The other benefit of performing split body part workouts as a circuit is that you create enough full-body stimuli to up-regulate anabolic hormones and increase protein synthesis. Just wait until you get to leg day and you will see how much every inch of your body is screaming even though it is just leg day!
The research is clear that we need a high concentration of amino acids in the bloodstream in order to recover and produce muscle growth. Making sure you have enough amino acids before, during, and after a workout will optimize your hypertrophy potential.
Consume 30-60 grams of whey protein 30-60 minutes before a workout, drink 10-15 grams of Essential Amino Acids during your workout, and another 30-60 grams of whey protein after your workout to ensure you have a high concentration of amino acids in your blood to support recovery and muscle growth.
Cheat Sheet To Muscle Growth
Use this cheat sheet below to help you increase mTOR, anabolic hormones, and protein synthesis for muscle growth:
- Use a weight that is about 65-85% of your 1-rep max, deepening on the number of reps
- Stay in the 5-12 rep range
- Use a 1 second up, 2-second hold, 3 seconds down (1/2/3) rep tempo and don’t cheat the eccentric portion of the rep
- Shoot for about 60 seconds, but no more maximum tension on your muscles
- Decrease the metabolic demands of your hypertrophy workouts by fully recovering between sets
- Train each muscle group two to four times per week, depending on how much volume you perform (total reps), and lifting experience
- Consume enough amino acids around your workout to optimize mTOR, protein synthesis, anabolic hormones, and muscle growth
Below are two example workouts for each muscle group that I have used in the past and experienced exceptional benefits.

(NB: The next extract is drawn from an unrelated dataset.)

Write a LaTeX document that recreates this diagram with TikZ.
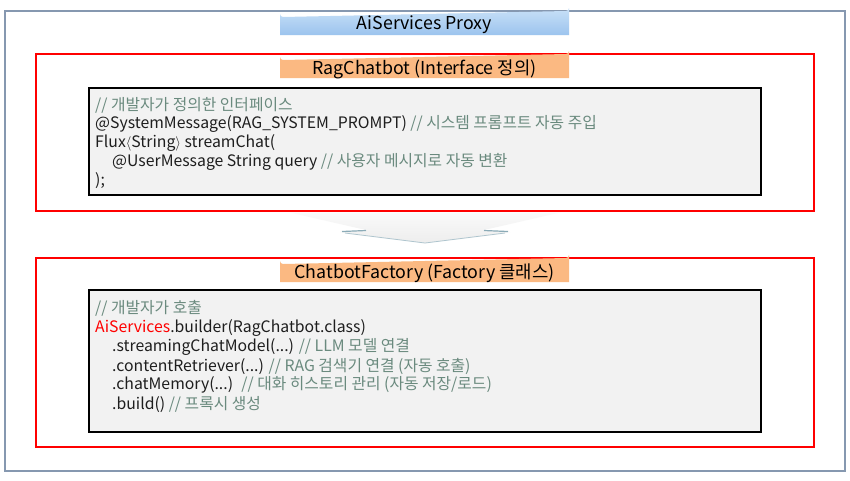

It is up to you as to how you want to split them up but I suggest the following:
Workout 1: Chest, Shoulders, Triceps, Biceps
Workout 2: Legs, Back, Loaded Carry
Do not work out more than 3-days in a row without a rest day. You can perform each workout day up to 2-4 times per week for advanced lifters. I suggest only doing this for 4-6 weeks. If you are going to do full-body (beginner and intermediate lifters), you should cut the volume of reps in half. For advanced lifters, alternate workout 1 and Workout 2. For those with limited time, hitting each muscle group once per week can also produce great gains. Reps and sets should stay the same but frequency and of course load will need to be adjusted to your individual needs.